McLean County Times

McLean County Times

Saturday, March 28, 2020

Livingston County voters set to decide on tax increase for senior home health programs

Local Government

By Sarah Downey | Mar 5, 2020

Livingston County residents will vote March 17 on two referendum questions about community healthcare. | Image by Steve Buissinne from Pixabay

Livingston County residents are preparing to vote March 17 on two referendum questions about community healthcare.

Residents will decide whether to provide the county a tax increase to benefit programs for seniors. A statement from Livingston County, posted on the WCSJ website, notes the tax would amount to $7.50 a year for the owner of a home valued at $100,000 and provide $185,000 for the programs.

Although voters passed similar measures in recent years, the tax was not implemented due to a discrepancy in the legal language.

Should the referenda pass this time, the county would begin the funding in December.

The in-home assistance program began in 2009 after the county closed its nursing home. County board members voted to end it in 2018 because it was meant to be temporary.

As more residents have sought such services, board members decided to put the question before voters.

County Health Department Administrator Jackie Dever told the Pantagraph that the Community Healthcare Program was to help local residents over 60 who demonstrated, after an in-home assessment, either a medical or social need to stay in their home, but who could not qualify for state assistance because their income was deemed too high. Most of the services provided to these clients were in-home blood draws, medication management, blood pressure checks, as well as help with housekeeping tasks, like laundry and meals, and hygiene like bathing.  

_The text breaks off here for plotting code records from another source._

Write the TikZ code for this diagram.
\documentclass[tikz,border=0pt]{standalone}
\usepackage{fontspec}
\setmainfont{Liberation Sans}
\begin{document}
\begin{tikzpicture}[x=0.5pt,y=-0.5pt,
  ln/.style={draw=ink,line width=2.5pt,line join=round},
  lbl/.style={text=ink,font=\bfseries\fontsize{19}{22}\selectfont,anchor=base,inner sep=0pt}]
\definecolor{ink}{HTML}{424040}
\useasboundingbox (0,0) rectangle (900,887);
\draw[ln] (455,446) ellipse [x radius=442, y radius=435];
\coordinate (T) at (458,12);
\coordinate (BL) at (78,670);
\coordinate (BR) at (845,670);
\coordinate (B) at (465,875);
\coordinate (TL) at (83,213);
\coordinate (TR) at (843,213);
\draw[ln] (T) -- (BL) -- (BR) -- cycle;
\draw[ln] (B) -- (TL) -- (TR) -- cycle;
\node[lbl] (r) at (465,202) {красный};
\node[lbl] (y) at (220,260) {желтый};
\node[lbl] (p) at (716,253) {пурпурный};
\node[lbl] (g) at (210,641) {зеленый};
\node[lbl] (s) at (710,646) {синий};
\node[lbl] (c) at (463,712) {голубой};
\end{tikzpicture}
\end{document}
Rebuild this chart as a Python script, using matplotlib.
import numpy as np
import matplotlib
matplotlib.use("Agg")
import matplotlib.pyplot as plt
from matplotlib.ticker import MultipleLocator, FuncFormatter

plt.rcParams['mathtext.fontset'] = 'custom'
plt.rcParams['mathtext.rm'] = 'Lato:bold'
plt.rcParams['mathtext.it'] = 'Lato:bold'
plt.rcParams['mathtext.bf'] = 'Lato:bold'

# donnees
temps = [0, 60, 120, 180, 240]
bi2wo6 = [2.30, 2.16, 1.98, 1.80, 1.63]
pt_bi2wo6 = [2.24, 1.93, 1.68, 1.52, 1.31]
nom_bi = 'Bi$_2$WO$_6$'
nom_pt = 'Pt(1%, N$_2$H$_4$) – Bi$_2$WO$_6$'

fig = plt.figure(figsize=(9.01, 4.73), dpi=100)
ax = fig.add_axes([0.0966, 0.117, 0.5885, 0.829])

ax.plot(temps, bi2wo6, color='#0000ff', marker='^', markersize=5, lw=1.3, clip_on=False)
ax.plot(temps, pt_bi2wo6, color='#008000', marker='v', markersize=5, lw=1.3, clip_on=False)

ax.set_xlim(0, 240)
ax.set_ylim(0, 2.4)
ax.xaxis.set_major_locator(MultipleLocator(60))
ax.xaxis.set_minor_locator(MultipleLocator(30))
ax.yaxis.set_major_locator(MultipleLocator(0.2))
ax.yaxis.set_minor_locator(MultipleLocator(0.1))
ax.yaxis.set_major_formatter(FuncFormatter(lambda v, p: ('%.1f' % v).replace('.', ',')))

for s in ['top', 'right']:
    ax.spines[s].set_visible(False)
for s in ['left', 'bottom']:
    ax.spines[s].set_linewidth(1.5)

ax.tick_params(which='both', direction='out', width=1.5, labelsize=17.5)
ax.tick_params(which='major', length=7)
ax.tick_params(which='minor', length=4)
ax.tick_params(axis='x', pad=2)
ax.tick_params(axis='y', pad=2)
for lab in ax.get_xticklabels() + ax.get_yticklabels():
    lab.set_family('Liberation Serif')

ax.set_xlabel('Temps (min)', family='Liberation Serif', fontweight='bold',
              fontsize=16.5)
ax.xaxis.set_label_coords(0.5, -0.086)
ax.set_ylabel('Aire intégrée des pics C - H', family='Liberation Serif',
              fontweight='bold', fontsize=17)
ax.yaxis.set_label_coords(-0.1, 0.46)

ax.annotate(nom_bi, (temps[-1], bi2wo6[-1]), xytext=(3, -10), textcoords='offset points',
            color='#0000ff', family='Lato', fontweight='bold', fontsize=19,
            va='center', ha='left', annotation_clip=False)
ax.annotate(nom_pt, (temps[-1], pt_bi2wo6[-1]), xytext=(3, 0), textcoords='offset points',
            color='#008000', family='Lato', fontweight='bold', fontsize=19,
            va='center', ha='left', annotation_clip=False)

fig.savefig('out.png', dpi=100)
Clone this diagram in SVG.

The most recent Census figures, from 2010, show more than 15 percent of Livingston County residents are over age 65.

County board member Kathy Arbogast told the Pantagraph that she voted to put the March referenda before voters, and that she voted for them when casting her ballot a few weeks ago.

"The people who have lived in our county for so long — who have paid their taxes — it would be good of us to help them," Arbogast said.